# DIRECTION
Keep only the lines that hold the string "this", filtering out the rest of the entries below.

*** SUPPLIED MATERIAL ***

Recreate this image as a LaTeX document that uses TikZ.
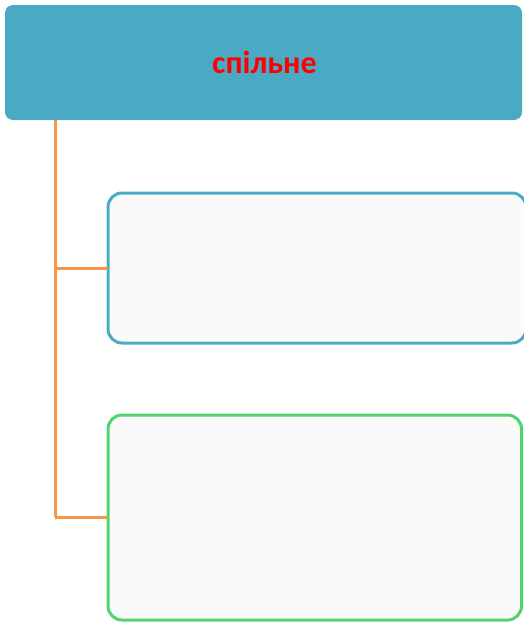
\documentclass[tikz,border=0pt]{standalone}
\usepackage{fontspec}
\setmainfont{Carlito}
\definecolor{headteal}{HTML}{4AAAC4}
\definecolor{linkorange}{HTML}{F79646}
\definecolor{boxblue}{HTML}{4BACC6}
\definecolor{boxgreen}{HTML}{4ED46E}
\definecolor{boxfill}{HTML}{FAFAFA}
\begin{document}
\begin{tikzpicture}[x=1pt,y=-1pt,
  headbox/.style={fill=headteal,rounded corners=8pt,draw=none},
  itembox/.style={fill=boxfill,rounded corners=14pt,line width=3pt},
  link/.style={draw=linkorange,line width=3pt}]
\useasboundingbox (0,0) rectangle (523,624);
\fill[headteal,rounded corners=8pt] (5,5) rectangle (522,120);
\node[text=red,font=\bfseries\fontsize{32}{36}\selectfont] (head) at (264.5,62) {спільне};
\coordinate (top) at (55,120);
\coordinate (j1) at (55,268);
\coordinate (j2) at (55,517);
\draw[itembox,draw=boxblue] (108,193) rectangle (526,343);
\draw[itembox,draw=boxgreen] (108,415) rectangle (521.5,620);
\coordinate (b1) at (108,268);
\coordinate (b2) at (108,517);
\draw[link] (top) -- (j2);
\draw[link] (j1) -- (b1);
\draw[link] (j2) -- (b2);
\end{tikzpicture}
\end{document}
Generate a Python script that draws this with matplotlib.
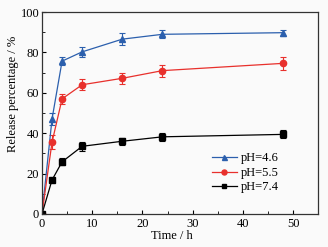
import matplotlib
matplotlib.use('Agg')
import matplotlib.pyplot as plt
from matplotlib.ticker import MultipleLocator

plt.rcParams['font.family'] = ['Liberation Serif', 'DejaVu Serif']

time_h = [0, 2, 4, 8, 16, 24, 48]
ph46 = [0, 47, 75.7, 80.3, 86.6, 89, 89.8]
ph46_err = [0, 3, 2, 2.5, 2.8, 2, 1.5]
ph55 = [0, 35.5, 57, 64, 67.2, 71, 74.6]
ph55_err = [0, 3.5, 2.5, 2.8, 2.8, 3, 3.2]
ph74 = [0, 16.8, 25.8, 33.5, 36, 38.2, 39.4]
ph74_err = [0, 1.2, 1.8, 2.2, 1.8, 2, 2]
labels = ['pH=4.6', 'pH=5.5', 'pH=7.4']

fig = plt.figure(figsize=(3.28, 2.47), dpi=100)
fig.patch.set_facecolor('#fafafa')
ax = fig.add_axes([0.128, 0.134, 0.842, 0.817])
ax.set_facecolor('#fafafa')

kw = dict(capsize=2, elinewidth=0.8, capthick=0.8, lw=0.9, markersize=4.5)
e1 = ax.errorbar(time_h, ph46, yerr=ph46_err, color='#2b5fad', marker='^', **kw)
e2 = ax.errorbar(time_h, ph55, yerr=ph55_err, color='#e8302c', marker='o', **kw)
e3 = ax.errorbar(time_h, ph74, yerr=ph74_err, color='black', marker='s', markersize=4, lw=0.9,
                 capsize=2, elinewidth=0.8, capthick=0.8)

ax.set_xlim(0, 55)
ax.set_ylim(0, 100)
ax.xaxis.set_major_locator(MultipleLocator(10))
ax.xaxis.set_minor_locator(MultipleLocator(5))
ax.yaxis.set_major_locator(MultipleLocator(20))
ax.yaxis.set_minor_locator(MultipleLocator(10))
ax.tick_params(which='both', direction='in', labelsize=9)
ax.tick_params(axis='x', pad=3)
ax.tick_params(axis='y', pad=2)
ax.tick_params(which='major', length=3)
ax.tick_params(which='minor', length=2)
for s in ax.spines.values():
    s.set_linewidth(0.9)
    s.set_color('#333333')
ax.set_xlabel('Time / h', fontsize=9, va='center')
ax.set_ylabel('Release percentage / %', fontsize=9, va='center')
ax.xaxis.set_label_coords(0.471, -0.109)
ax.yaxis.set_label_coords(-0.105, 0.594)

leg = ax.legend([e1[0], e2[0], e3[0]], labels, loc='center left',
                bbox_to_anchor=(0.615, 0.203), frameon=False, borderaxespad=0, borderpad=0,
                fontsize=9, handlelength=2.0, handletextpad=0.3, labelspacing=0.2,
                markerscale=0.8)

fig.savefig('out.png', dpi=100, facecolor=fig.get_facecolor())
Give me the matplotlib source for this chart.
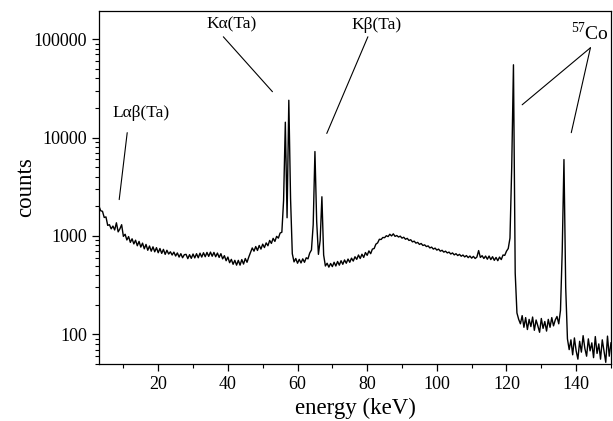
import matplotlib
matplotlib.use("Agg")
import matplotlib.pyplot as plt
import numpy as np
from matplotlib.ticker import LogLocator, MultipleLocator, NullFormatter

plt.rcParams["font.family"] = ["Liberation Serif", "DejaVu Serif"]
plt.rcParams["mathtext.fontset"] = "custom"
plt.rcParams["mathtext.rm"] = "Liberation Serif"

# spectrum, one value every 0.5 keV from 3 to 150 keV
energy = np.arange(3.0, 150.25, 0.5)
counts = [
    2000, 1800, 1780, 1540, 1560, 1280, 1300, 1180, 1260, 1150,   # 3.0-7.5
    1360, 1100, 1180, 1300, 990, 1040, 910, 985, 860, 935,        # 8.0-12.5
    830, 905, 795, 880, 770, 845, 740, 820, 715, 790,             # 13.0-17.5
    700, 775, 690, 760, 675, 745, 665, 730, 650, 715,             # 18.0-22.5
    655, 690, 640, 685, 625, 672, 610, 660, 600, 645,             # 23.0-27.5
    650, 588, 645, 592, 655, 598, 660, 600, 668, 610,             # 28.0-32.5
    675, 615, 680, 620, 685, 622, 680, 615, 670, 605,             # 33.0-37.5
    660, 585, 630, 560, 610, 535, 578, 515, 565, 505,             # 38.0-42.5
    565, 505, 575, 518, 590, 540, 610, 680, 755, 700,             # 43.0-47.5
    780, 712, 800, 735, 825, 762, 850, 795, 900, 840,             # 48.0-52.5
    945, 880, 990, 950, 1070, 1090, 2300, 14300, 1530, 23900,     # 53.0-57.5
    2400, 660, 545, 590, 528, 578, 532, 585, 540, 600,            # 58.0-62.5
    585, 670, 720, 1300, 7200, 1400, 650, 900, 2500, 640,         # 63.0-67.5
    495, 528, 482, 525, 488, 540, 495, 550, 505, 560,             # 68.0-72.5
    515, 570, 528, 582, 540, 595, 555, 615, 578, 640,             # 73.0-77.5
    590, 652, 605, 678, 635, 705, 660, 735, 745, 825,             # 78.0-82.5
    850, 925, 920, 965, 960, 1005, 985, 1040, 1000, 1050,         # 83.0-87.5
    990, 1010, 975, 995, 950, 970, 925, 945, 900, 915,            # 88.0-92.5
    870, 885, 845, 860, 820, 838, 800, 812, 780, 792,             # 93.0-97.5
    755, 770, 735, 752, 718, 735, 700, 715, 685, 700,             # 98.0-102.5
    672, 685, 655, 672, 642, 660, 632, 650, 622, 640,             # 103.0-107.5
    612, 632, 602, 625, 595, 620, 590, 610, 710, 605,             # 108.0-112.5
    630, 590, 625, 580, 625, 575, 615, 565, 605, 560,             # 113.0-117.5
    610, 575, 640, 635, 700, 745, 950, 5000, 54800, 420,          # 118.0-122.5
    165, 142, 128, 155, 118, 148, 112, 142, 120, 150,             # 123.0-127.5
    110, 140, 122, 105, 145, 115, 135, 108, 142, 118,             # 128.0-132.5
    148, 122, 140, 152, 128, 175, 700, 5970, 300, 90,             # 133.0-137.5
    70, 88, 62, 92, 68, 56, 85, 66, 97, 72,                       # 138.0-142.5
    60, 90, 68, 82, 58, 95, 64, 80, 56, 88,                       # 143.0-147.5
    68, 52, 96, 60, 82,                                           # 148.0-150.0
]
assert len(counts) == len(energy)

fig = plt.figure(figsize=(6.13, 4.21), dpi=100)
ax = fig.add_axes([0.1615, 0.1354, 0.8352, 0.8396])

ax.plot(energy, counts, color="black", lw=1.0)

ax.set_yscale("log")
ax.set_xlim(3, 150)
ax.set_ylim(50, 195000)

ax.xaxis.set_major_locator(MultipleLocator(20))
ax.xaxis.set_minor_locator(MultipleLocator(10))
ax.yaxis.set_major_locator(LogLocator(base=10, numticks=10))
ax.yaxis.set_minor_locator(LogLocator(base=10, subs=np.arange(2, 10), numticks=20))
ax.yaxis.set_minor_formatter(NullFormatter())
ax.yaxis.set_major_formatter(plt.FuncFormatter(lambda v, p: f"{v:.0f}"))

ax.tick_params(which="both", direction="out", top=False, right=False, labelsize=13)
ax.tick_params(which="major", length=5, width=0.9)
ax.tick_params(which="minor", length=3, width=0.8)
for s in ax.spines.values():
    s.set_linewidth(0.9)

ax.set_xlabel("energy (keV)", fontsize=16.5, labelpad=3.5)
ax.set_ylabel("counts", fontsize=16.5, labelpad=-2)

# peak labels and leader lines
line_kw = dict(arrowstyle="-", lw=0.8, color="black", shrinkA=0, shrinkB=0)
ax.text(41.0, 139700, "Kα(Ta)", fontsize=12.5, ha="center", va="center")
ax.annotate("", xy=(52.8, 29200), xytext=(38.7, 105500), arrowprops=line_kw)
ax.text(82.6, 139700, "Kβ(Ta)", fontsize=12.5, ha="center", va="center")
ax.annotate("", xy=(68.4, 11000), xytext=(80.2, 105500), arrowprops=line_kw)
ax.text(15.1, 17900, "Lαβ(Ta)", fontsize=12.5, ha="center", va="center")
ax.annotate("", xy=(8.8, 2340), xytext=(11.1, 11200), arrowprops=line_kw)
ax.text(143.9, 115800, r"$^{57}\mathrm{Co}$", fontsize=14, ha="center", va="center")
ax.annotate("", xy=(124.5, 21500), xytext=(144.1, 81600), arrowprops=line_kw)
ax.annotate("", xy=(138.6, 11200), xytext=(144.1, 81600), arrowprops=line_kw)

fig.savefig("out.png", dpi=100, facecolor="white")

***

# TASK SOLUTION
Recreate this image as a LaTeX document that uses TikZ.
Generate a Python script that draws this with matplotlib.
Give me the matplotlib source for this chart.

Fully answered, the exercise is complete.